No time to waste for new AD
| Frazier era under way at UH |
By Ferd Lewis
Advertiser Staff Writer
Bounding out of an elevator, while slinging one bag over a shoulder and tucking another under an arm, Herman Frazier was now a man on the move.
Striding against the flow of tourists heading toward the beach, where the morning sun was peeking through the clouds, the former Olympic track medalist set a quick, determined pace through the lobby of his Waikiki hotel.
Breaking stride only to acknowledge the "Good luck, Mr. Frazier!" wishes of a bell desk staff for whom he has become a familiar, transient figure over recent weeks, Frazier was a man in purposeful hurry.
After 43 days of being the University of Hawai'i athletic director in waiting, the time between his selection and when he actually picked up the reins yesterday, Frazier was not in a mood to wait any longer than necessary.
"You'll find I don't like to waste time," Frazier said as he hustled aboard the van that would take him to UH to fulfill Day One of a three-year contract. "I like to get right to it." Indeed, on this day, patience would be a virtue saved for another time.
A 6 a.m. congratulatory phone call from the East Coast had awakened him, quickly stirring him to the welcome import of the day. But the realization that a new era was coming for both he and the athletic department had fully come the day before. "It hit me when I looked at that one-way ticket," Frazier said. "Then, I knew."
As he rode through traffic, staring ahead with an are-we-there-yet look, the 47-year-old Frazier said he had a while ago left behind whatever butterflies he might have felt, necessarily focusing on what would be a whirlwind day of meeting and greeting.
"I'm probably more anxious than nervous right now," Frazier said. "It's finally time to get going and I can't wait," he would say as the van entered the lower campus gate and he took note of Les Murakami Stadium and the football and soccer practice fields.
After talking with UH administrators and staffers via a cell phone for the better part of the last few weeks while wrapping up loose ends at Alabama-Birmingham and conducting U.S. Olympic Committee business, Frazier said he had come to "feel like" the AD even if he had yet to take possession of the keys to his office and discard the tag of "AD designate."
But "feeling like" the AD his new business cards proclaimed him to be and assuming actual hands-on control were two different sensations. Frazier would come to appreciate the difference at 7:54 a.m. when he stepped from the van and straight into the view finder of a newspaper photographer there to document the occasion.
As word of his arrival began to spread through the athletic department, Frazier stopped suddenly just inside the main door and pondered which hallway to take to his office.

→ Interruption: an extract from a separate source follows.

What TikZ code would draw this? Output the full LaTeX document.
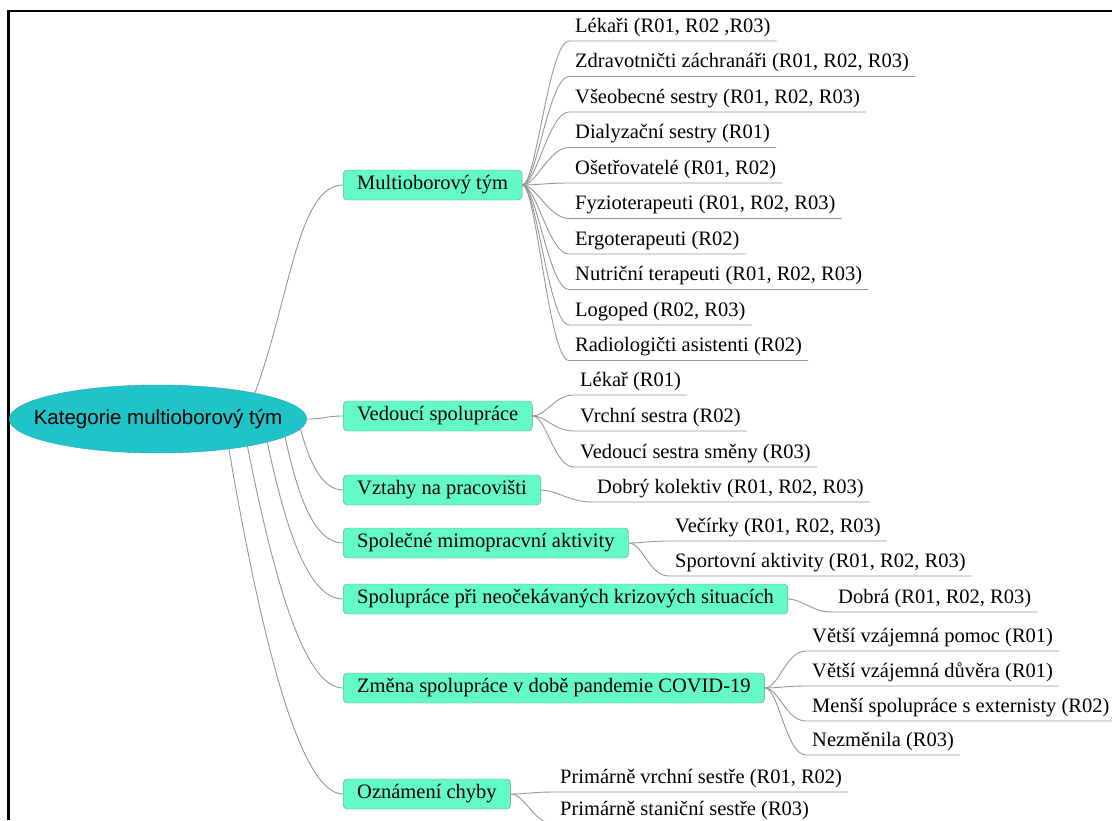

Assured of the direction, it had finally come time to settle into the recently refurbished Room 105 of the athletic complex from where all the ADs of UH's quarter century of Division I-A membership, Ray Nagel, Stan Sheriff and, for the last nine-plus years, Hugh Yoshida, had operated before him.
There he would settle into the chair as if certifying the arrival as official and complete. Then, he gazed over a desktop already containing two stacks of papers.
One of his first acts would be to draw open the blinds and peer out at his domain. "I need to see what's going on out there," Frazier said. "I need to start getting a feel for this place."
Like the empty shelves and the nearly barren walls of the office that greeted him, the 19-sport athletic program is also now Frazier's to make of what he might.
In the meantime, if Frazier brought an inquiring mind and a resolve to build upon the successes of his predecessors, he also arrived with a sense of humor they would undoubtedly counsel him to hang onto.
Upon being greeted by associate AD Jim Donovan, Frazier quipped: "Hey, Jim, how are you doing? Do you have any spare change in your pocket to help with the budget?"
After waiting this long to finally step into his new job, it seemed even the unusually-daunting task of confronting the budget was something Frazier was in a hurry to take on.